• **Required work**: Determine how many lines of the material hold the string "this" and reply with only that number.

** START OF Stored data **

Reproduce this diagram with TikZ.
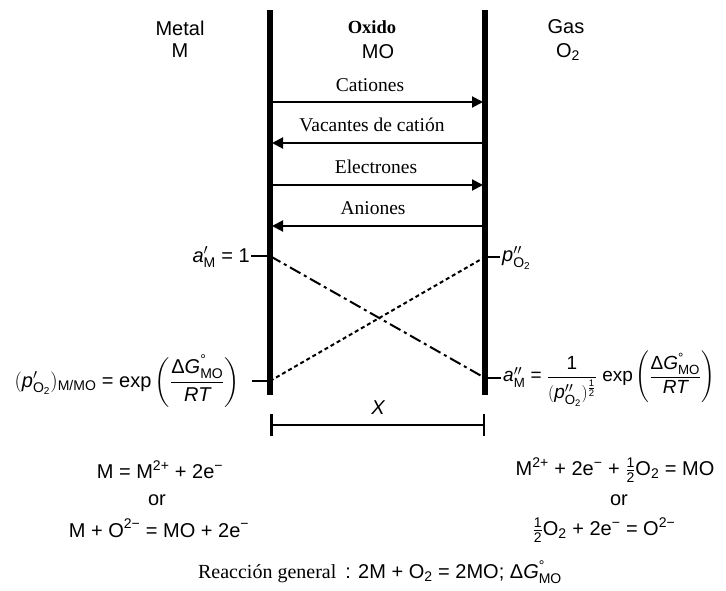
\documentclass[tikz,border=0pt]{standalone}
\usepackage{fontspec}
\usepackage{amsmath}
\setmainfont{Liberation Sans}
\newfontfamily\seriffont{Liberation Serif}
\usetikzlibrary{arrows.meta}
\newcommand\T[1]{\text{#1}}
\newcommand\I[1]{\text{\itshape #1}}
\begin{document}
\begin{tikzpicture}[x=1pt,y=-1pt,
  wall/.style={line width=5.5pt},
  flux/.style={line width=2pt,-{Triangle[length=11pt,width=11pt]}},
  tickline/.style={line width=2pt},
  lbl/.style={font=\fontsize{20}{23}\selectfont, inner sep=0pt},
  slbl/.style={font=\seriffont\fontsize{19.5}{23}\selectfont, inner sep=0pt},
  dashdotline/.style={line width=2pt, dash pattern=on 12pt off 4pt on 3pt off 4pt},
  shortdash/.style={line width=2pt, dash pattern=on 4pt off 3pt},
]
\useasboundingbox (0,0) rectangle (726,590);
% walls
\coordinate (LT) at (270,10); \coordinate (LB) at (270,395);
\coordinate (RT) at (485,10); \coordinate (RB) at (485,395);
\draw[wall] (LT) -- (LB);
\draw[wall] (RT) -- (RB);
% titles
\node[lbl] (metal) at (180,28) {Metal};
\node[lbl] (mm) at (180,51) {M};
\node[slbl,font=\seriffont\bfseries\fontsize{18.5}{22}\selectfont] (oxido) at (372,27) {Oxido};
\node[lbl] (mo) at (378,52) {MO};
\node[lbl] (gas) at (566,27) {Gas};
\node[lbl] (o2) at (568,52) {O\textsubscript{2}};
% fluxes
\coordinate (a1l) at (270,102); \coordinate (a1r) at (483,102);
\coordinate (a2l) at (272,143); \coordinate (a2r) at (485,143);
\coordinate (a3l) at (270,185); \coordinate (a3r) at (483,185);
\coordinate (a4l) at (272,226); \coordinate (a4r) at (485,226);
\node[slbl] (cat) at (370,85) {Cationes};
\draw[flux] (a1l) -- (a1r);
\node[slbl] (vac) at (372,125) {Vacantes de catión};
\draw[flux] (a2r) -- (a2l);
\node[slbl] (ele) at (376,167) {Electrones};
\draw[flux] (a3l) -- (a3r);
\node[slbl] (ani) at (373,208) {Aniones};
\draw[flux] (a4r) -- (a4l);
% ticks and labels
\coordinate (tl1a) at (251,256); \coordinate (tl1b) at (270,256);
\coordinate (tl2a) at (252,381); \coordinate (tl2b) at (270,381);
\coordinate (tr1a) at (485,257); \coordinate (tr1b) at (500,257);
\coordinate (tr2a) at (485,378); \coordinate (tr2b) at (501,378);
\draw[tickline] (tl1a) -- (tl1b);
\draw[tickline] (tl2a) -- (tl2b);
\draw[tickline] (tr1a) -- (tr1b);
\draw[tickline] (tr2a) -- (tr2b);
\node[lbl,anchor=east] (aM) at (250,257) {$\I{a}'_{\T{M}}\T{ = 1}$};
\node[lbl,anchor=east] (pO) at (240,381) {$(\I{p}'_{\T{O}_{\T{2}}})_{\T{M/MO}}\T{ = exp}\left(\dfrac{\T{Δ}\I{G}^{\T{°}}_{\T{MO}}}{\I{RT}}\right)$};
\node[lbl,anchor=west] (pO2) at (502,258) {$\I{p}''_{\T{O}_{\T{2}}}$};
\node[lbl,anchor=west,font=\fontsize{19}{22}\selectfont] (aM2) at (503,379) {$\I{a}''_{\T{M}}\T{ = }\dfrac{\T{1}}{(\I{p}''_{\T{O}_{\T{2}}})^{\frac{\T{1}}{\T{2}}}}\T{ exp}\left(\dfrac{\T{Δ}\I{G}^{\T{°}}_{\T{MO}}}{\I{RT}}\right)$};
% diagonals
\draw[dashdotline] (tl1b) -- (tr2a);
\draw[shortdash] (tl2b) -- (tr1a);
% thickness X
\coordinate (x1) at (270,425); \coordinate (x2) at (485,425);
\draw[line width=2pt,{Bar[width=22pt,line width=2.5pt]}-{Bar[width=22pt,line width=2.5pt]}] (x1) -- (x2);
\node[lbl] (X) at (378,408) {\itshape X};
% reactions
\node[lbl] (r1) at (160,470) {$\T{M = M}^{\T{2+}}\T{ + 2e}^{\T{−}}$};
\node[lbl] (r2) at (157,500) {or};
\node[lbl] (r3) at (159,528) {$\T{M + O}^{\T{2−}}\T{ = MO + 2e}^{\T{−}}$};
\node[lbl] (r4) at (615,470) {$\T{M}^{\T{2+}}\T{ + 2e}^{\T{−}}\T{ + }\tfrac{\T{1}}{\T{2}}\T{O}_{\T{2}}\T{ = MO}$};
\node[lbl] (r5) at (619,500) {or};
\node[lbl] (r6) at (604,530) {$\tfrac{\T{1}}{\T{2}}\T{O}_{\T{2}}\T{ + 2e}^{\T{−}}\T{ = O}^{\T{2−}}$};
\node[lbl] (gen) at (380,572) {{\seriffont Reacción general} \,: $\T{2M + O}_{\T{2}}\T{ = 2MO; Δ}\I{G}^{\T{°}}_{\T{MO}}$};
\end{tikzpicture}
\end{document}
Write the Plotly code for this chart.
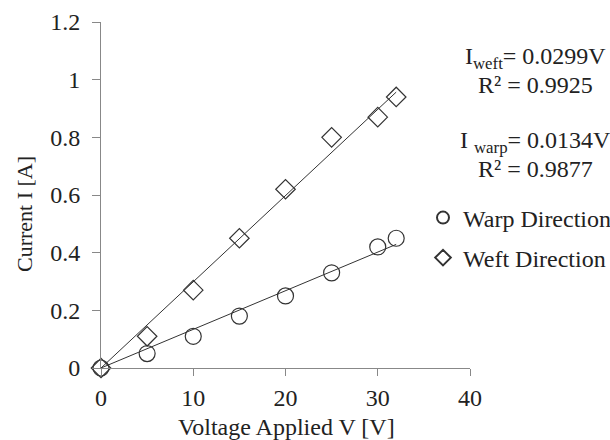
import plotly.graph_objects as go

voltage = [0, 5, 10, 15, 20, 25, 30, 32]
warp_current = [0.0, 0.05, 0.11, 0.18, 0.25, 0.33, 0.42, 0.45]
weft_current = [0.0, 0.11, 0.27, 0.45, 0.62, 0.80, 0.87, 0.94]
weft_slope = 0.0299
warp_slope = 0.0134
fit_v = [0, 32]

FONT = "Liberation Serif, Times New Roman, serif"
INK = "#333333"
TXT = "#222222"
L, R, T, B = 101, 140, 22, 72
PW, PH = 610 - L - R, 440 - T - B

fig = go.Figure()
fig.add_trace(go.Scatter(x=fit_v, y=[weft_slope * v for v in fit_v], mode="lines",
                         line=dict(color=INK, width=1), showlegend=False, hoverinfo="skip"))
fig.add_trace(go.Scatter(x=fit_v, y=[warp_slope * v for v in fit_v], mode="lines",
                         line=dict(color=INK, width=1), showlegend=False, hoverinfo="skip"))
fig.add_trace(go.Scatter(x=voltage, y=warp_current, mode="markers", name="Warp Direction",
                         legend="legend", cliponaxis=False,
                         marker=dict(symbol="circle-open", size=16, color=INK, line=dict(width=1.2))))
fig.add_trace(go.Scatter(x=voltage, y=weft_current, mode="markers", name="Weft Direction",
                         legend="legend2", cliponaxis=False,
                         marker=dict(symbol="diamond-open", size=15, color=INK, line=dict(width=1.2))))

def leg(px_left, py_center):
    return dict(x=(px_left - L) / PW, xanchor="left", y=(440 - B - py_center) / PH, yanchor="middle",
                bgcolor="rgba(0,0,0,0)", itemsizing="constant", itemwidth=30,
                font=dict(family=FONT, size=24, color=TXT), borderwidth=0)

fig.update_layout(
    width=610, height=440,
    margin=dict(l=L, r=R, t=T, b=B, autoexpand=False),
    plot_bgcolor="white", paper_bgcolor="white",
    font=dict(family=FONT, size=24, color=TXT),
    legend=leg(423, 218),
    legend2=leg(423, 258),
    showlegend=True,
)
fig.update_xaxes(range=[0, 40], tickvals=[0, 10, 20, 30, 40], showgrid=False, zeroline=False,
                 showline=True, linecolor="#888", linewidth=1, ticks="outside", ticklen=7,
                 tickcolor="#888", tickfont=dict(size=24), ticklabelstandoff=1)
fig.update_yaxes(range=[0, 1.2], tickvals=[0, 0.2, 0.4, 0.6, 0.8, 1.0, 1.2],
                 ticktext=["0", "0.2", "0.4", "0.6", "0.8", "1", "1.2"],
                 showgrid=False, zeroline=False, showline=True, linecolor="#888", linewidth=1,
                 ticks="outside", ticklen=8, tickcolor="#888", tickfont=dict(size=24),
                 ticklabelstandoff=7)

def px_ann(text, px, py, size=24, **kw):
    fig.add_annotation(text=text, x=(px - L) / PW, y=(440 - B - py) / PH, xref="paper", yref="paper",
                       xanchor="center", yanchor="middle",
                       showarrow=False, font=dict(family=FONT, size=size, color=TXT), **kw)

px_ann("Voltage Applied V [V]", 286, 427)
px_ann("Current I [A]", 25, 214, size=22, textangle=-90)
px_ann("I<sub>weft</sub>= 0.0299V", 535, 58)
px_ann("R² = 0.9925", 535, 85)
px_ann("I <sub>warp</sub>= 0.0134V", 535, 142)
px_ann("R² = 0.9877", 535, 169)

fig.write_html("out.html")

** END OF Stored data **

• **Correct result**: 2